───── RAW DATA ─────

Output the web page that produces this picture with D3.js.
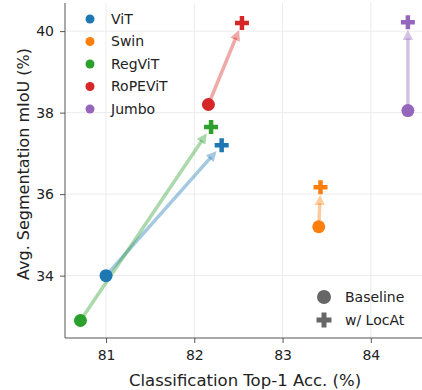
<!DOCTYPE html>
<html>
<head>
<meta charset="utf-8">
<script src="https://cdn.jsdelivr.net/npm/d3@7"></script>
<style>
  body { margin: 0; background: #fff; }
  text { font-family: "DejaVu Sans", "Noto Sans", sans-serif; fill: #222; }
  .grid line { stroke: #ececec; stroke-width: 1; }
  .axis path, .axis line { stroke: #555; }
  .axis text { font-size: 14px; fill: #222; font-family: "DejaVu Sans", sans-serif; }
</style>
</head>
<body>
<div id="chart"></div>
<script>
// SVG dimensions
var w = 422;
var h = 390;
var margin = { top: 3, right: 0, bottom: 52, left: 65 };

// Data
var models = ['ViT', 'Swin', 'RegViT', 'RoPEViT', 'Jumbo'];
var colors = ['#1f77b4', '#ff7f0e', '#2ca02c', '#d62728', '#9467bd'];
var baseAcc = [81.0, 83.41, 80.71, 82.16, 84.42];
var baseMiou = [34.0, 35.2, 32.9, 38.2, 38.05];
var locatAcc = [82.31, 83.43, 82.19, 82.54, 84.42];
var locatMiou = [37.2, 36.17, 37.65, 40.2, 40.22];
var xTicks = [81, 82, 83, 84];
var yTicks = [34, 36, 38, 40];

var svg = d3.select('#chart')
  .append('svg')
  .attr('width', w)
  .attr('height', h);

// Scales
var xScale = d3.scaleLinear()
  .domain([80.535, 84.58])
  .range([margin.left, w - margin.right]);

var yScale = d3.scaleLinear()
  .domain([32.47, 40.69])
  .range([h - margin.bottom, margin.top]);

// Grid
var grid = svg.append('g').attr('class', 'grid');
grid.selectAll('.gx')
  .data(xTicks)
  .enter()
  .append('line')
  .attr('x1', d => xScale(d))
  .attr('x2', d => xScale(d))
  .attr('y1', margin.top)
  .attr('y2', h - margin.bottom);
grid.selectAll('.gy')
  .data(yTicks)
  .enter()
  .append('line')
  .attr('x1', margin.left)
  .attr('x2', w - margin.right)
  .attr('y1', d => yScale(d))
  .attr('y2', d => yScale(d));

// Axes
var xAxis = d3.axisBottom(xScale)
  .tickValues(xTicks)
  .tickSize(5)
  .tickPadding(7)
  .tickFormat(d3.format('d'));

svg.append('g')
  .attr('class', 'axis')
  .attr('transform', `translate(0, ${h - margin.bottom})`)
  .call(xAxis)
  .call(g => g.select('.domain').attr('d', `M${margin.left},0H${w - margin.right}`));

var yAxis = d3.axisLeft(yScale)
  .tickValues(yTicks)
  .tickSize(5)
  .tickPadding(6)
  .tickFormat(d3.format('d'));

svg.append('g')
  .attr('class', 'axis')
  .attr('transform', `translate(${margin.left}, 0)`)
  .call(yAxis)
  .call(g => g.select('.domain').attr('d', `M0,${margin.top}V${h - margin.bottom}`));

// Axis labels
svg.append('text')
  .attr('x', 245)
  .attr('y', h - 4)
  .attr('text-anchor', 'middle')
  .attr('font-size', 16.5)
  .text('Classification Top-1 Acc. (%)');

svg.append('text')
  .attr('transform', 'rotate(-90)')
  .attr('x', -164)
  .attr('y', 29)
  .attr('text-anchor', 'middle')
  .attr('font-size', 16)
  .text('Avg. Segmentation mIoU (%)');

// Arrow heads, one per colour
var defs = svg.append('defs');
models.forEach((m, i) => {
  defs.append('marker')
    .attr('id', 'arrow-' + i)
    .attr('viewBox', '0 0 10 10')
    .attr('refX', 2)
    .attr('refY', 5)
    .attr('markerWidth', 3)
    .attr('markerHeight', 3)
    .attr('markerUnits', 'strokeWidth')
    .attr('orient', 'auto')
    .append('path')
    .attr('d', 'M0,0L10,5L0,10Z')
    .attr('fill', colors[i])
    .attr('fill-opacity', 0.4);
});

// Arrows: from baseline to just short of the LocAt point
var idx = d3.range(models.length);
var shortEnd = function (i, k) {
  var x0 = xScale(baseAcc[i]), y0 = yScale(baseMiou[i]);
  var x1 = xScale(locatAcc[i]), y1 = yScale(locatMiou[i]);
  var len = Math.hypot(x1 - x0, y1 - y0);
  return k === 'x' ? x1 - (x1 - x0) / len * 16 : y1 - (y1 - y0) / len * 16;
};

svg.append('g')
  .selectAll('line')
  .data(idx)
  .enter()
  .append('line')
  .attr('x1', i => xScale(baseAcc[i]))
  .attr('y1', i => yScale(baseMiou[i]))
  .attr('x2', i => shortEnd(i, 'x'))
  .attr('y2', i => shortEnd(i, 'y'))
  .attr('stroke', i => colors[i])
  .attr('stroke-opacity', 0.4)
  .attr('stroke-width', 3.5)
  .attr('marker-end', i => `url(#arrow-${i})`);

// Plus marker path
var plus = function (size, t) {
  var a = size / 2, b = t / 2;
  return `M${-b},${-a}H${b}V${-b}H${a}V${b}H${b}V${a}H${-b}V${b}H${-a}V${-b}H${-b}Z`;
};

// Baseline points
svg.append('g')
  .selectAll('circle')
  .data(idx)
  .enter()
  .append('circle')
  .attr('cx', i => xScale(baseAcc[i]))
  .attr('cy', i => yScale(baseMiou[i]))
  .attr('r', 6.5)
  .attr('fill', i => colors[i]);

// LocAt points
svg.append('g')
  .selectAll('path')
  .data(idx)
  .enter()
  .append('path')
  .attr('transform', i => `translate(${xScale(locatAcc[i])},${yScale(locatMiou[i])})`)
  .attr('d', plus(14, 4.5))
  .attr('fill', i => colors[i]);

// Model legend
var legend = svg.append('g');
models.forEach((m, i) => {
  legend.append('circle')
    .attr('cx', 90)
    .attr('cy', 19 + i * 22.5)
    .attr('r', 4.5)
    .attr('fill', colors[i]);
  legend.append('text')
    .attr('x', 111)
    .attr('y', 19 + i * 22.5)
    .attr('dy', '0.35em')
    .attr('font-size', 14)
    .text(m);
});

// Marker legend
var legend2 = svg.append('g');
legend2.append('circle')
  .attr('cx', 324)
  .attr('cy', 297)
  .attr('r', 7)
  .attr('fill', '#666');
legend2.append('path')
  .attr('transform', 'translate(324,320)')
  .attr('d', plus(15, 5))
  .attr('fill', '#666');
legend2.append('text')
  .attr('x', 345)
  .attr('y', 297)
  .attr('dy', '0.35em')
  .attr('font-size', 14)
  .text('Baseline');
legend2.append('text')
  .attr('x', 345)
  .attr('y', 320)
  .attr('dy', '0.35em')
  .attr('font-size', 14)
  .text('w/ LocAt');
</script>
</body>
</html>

─────
───── RAW DATA ─────

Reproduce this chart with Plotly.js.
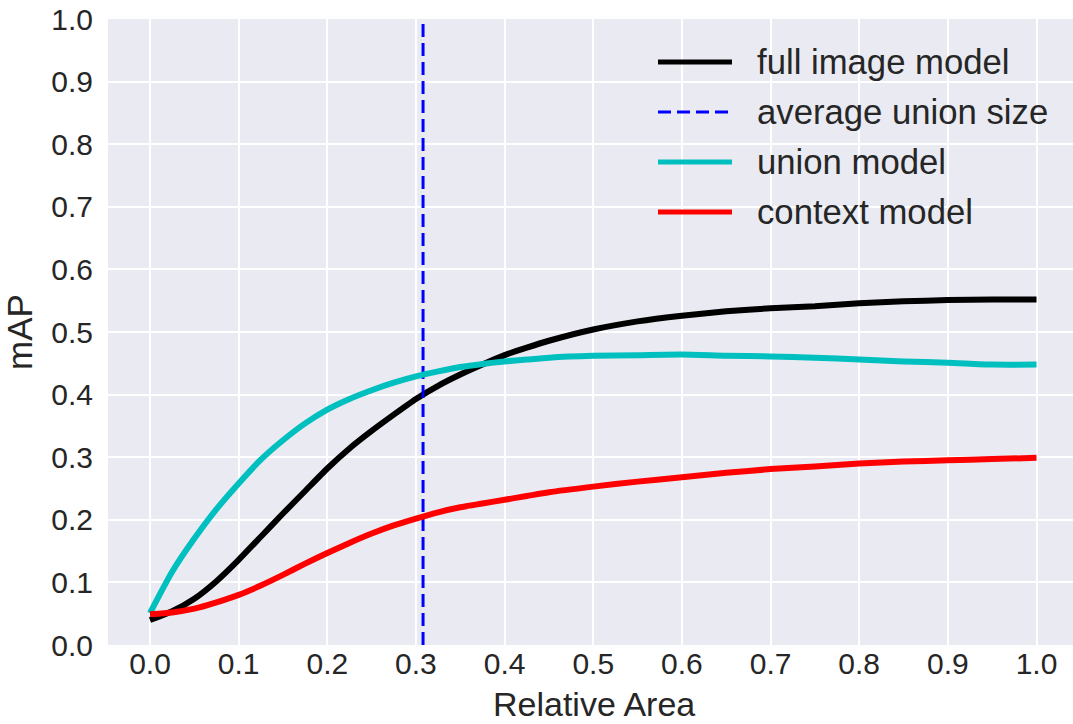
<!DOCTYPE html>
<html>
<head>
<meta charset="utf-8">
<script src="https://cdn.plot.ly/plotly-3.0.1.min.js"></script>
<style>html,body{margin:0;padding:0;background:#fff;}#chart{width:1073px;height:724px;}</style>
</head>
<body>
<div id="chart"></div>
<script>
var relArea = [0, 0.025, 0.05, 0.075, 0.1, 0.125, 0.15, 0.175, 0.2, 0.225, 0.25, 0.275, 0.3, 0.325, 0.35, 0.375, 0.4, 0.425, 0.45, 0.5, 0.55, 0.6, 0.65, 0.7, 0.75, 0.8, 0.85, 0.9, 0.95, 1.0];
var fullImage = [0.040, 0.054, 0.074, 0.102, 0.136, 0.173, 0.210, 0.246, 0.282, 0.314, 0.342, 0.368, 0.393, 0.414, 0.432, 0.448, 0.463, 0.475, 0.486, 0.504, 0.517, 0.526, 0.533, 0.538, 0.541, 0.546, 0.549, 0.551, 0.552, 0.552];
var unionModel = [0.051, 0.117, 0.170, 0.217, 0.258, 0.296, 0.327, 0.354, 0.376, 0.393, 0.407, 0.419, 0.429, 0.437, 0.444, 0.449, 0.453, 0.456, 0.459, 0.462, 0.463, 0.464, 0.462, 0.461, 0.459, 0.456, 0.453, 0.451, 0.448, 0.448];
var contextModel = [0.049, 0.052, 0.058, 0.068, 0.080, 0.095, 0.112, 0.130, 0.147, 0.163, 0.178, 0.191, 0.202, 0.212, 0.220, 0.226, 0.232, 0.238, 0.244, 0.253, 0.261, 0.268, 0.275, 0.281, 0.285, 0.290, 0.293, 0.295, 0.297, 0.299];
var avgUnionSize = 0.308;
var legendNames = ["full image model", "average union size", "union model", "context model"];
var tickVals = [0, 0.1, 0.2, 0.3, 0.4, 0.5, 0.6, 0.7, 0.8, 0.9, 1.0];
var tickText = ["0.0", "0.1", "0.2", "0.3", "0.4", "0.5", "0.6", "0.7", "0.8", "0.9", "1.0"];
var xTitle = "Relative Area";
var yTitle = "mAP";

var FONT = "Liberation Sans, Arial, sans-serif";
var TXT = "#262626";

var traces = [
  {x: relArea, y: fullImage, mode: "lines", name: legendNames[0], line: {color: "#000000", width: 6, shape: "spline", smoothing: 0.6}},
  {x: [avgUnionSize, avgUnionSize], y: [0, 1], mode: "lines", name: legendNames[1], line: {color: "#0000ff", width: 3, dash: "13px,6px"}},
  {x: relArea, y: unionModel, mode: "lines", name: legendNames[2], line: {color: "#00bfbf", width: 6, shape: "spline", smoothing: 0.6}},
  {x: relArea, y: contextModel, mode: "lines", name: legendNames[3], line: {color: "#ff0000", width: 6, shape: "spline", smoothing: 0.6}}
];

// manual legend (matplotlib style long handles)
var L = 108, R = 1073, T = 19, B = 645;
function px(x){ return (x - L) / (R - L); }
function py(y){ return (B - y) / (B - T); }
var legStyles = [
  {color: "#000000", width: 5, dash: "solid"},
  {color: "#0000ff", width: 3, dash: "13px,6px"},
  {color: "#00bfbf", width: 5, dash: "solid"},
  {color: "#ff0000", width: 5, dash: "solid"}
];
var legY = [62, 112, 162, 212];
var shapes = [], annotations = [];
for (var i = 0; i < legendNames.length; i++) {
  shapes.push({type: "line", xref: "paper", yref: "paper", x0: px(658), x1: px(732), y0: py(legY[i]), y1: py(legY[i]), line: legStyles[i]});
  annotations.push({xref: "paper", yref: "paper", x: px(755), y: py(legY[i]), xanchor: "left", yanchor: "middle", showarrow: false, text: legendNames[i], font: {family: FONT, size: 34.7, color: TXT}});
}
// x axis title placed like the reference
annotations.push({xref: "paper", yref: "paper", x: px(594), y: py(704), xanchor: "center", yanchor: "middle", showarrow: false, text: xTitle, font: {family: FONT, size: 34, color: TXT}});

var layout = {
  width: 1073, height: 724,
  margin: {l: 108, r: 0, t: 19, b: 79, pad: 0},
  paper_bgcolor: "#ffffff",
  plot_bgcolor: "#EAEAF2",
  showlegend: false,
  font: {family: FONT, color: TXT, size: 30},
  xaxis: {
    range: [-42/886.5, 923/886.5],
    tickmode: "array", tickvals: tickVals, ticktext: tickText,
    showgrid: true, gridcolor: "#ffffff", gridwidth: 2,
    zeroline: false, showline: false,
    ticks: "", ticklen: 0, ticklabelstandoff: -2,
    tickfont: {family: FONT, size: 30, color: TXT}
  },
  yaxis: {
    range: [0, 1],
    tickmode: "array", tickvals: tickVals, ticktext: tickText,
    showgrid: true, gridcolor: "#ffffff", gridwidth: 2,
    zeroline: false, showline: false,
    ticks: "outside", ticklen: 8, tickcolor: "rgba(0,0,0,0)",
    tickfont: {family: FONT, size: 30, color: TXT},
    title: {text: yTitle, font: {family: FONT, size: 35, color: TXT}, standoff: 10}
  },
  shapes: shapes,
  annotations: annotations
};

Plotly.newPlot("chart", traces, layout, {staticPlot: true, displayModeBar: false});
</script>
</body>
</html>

─────

DIRECTIVE:
From the listing above, copy out each line where the word "with" appears.

RESULT:
Output the web page that produces this picture with D3.js.
Reproduce this chart with Plotly.js.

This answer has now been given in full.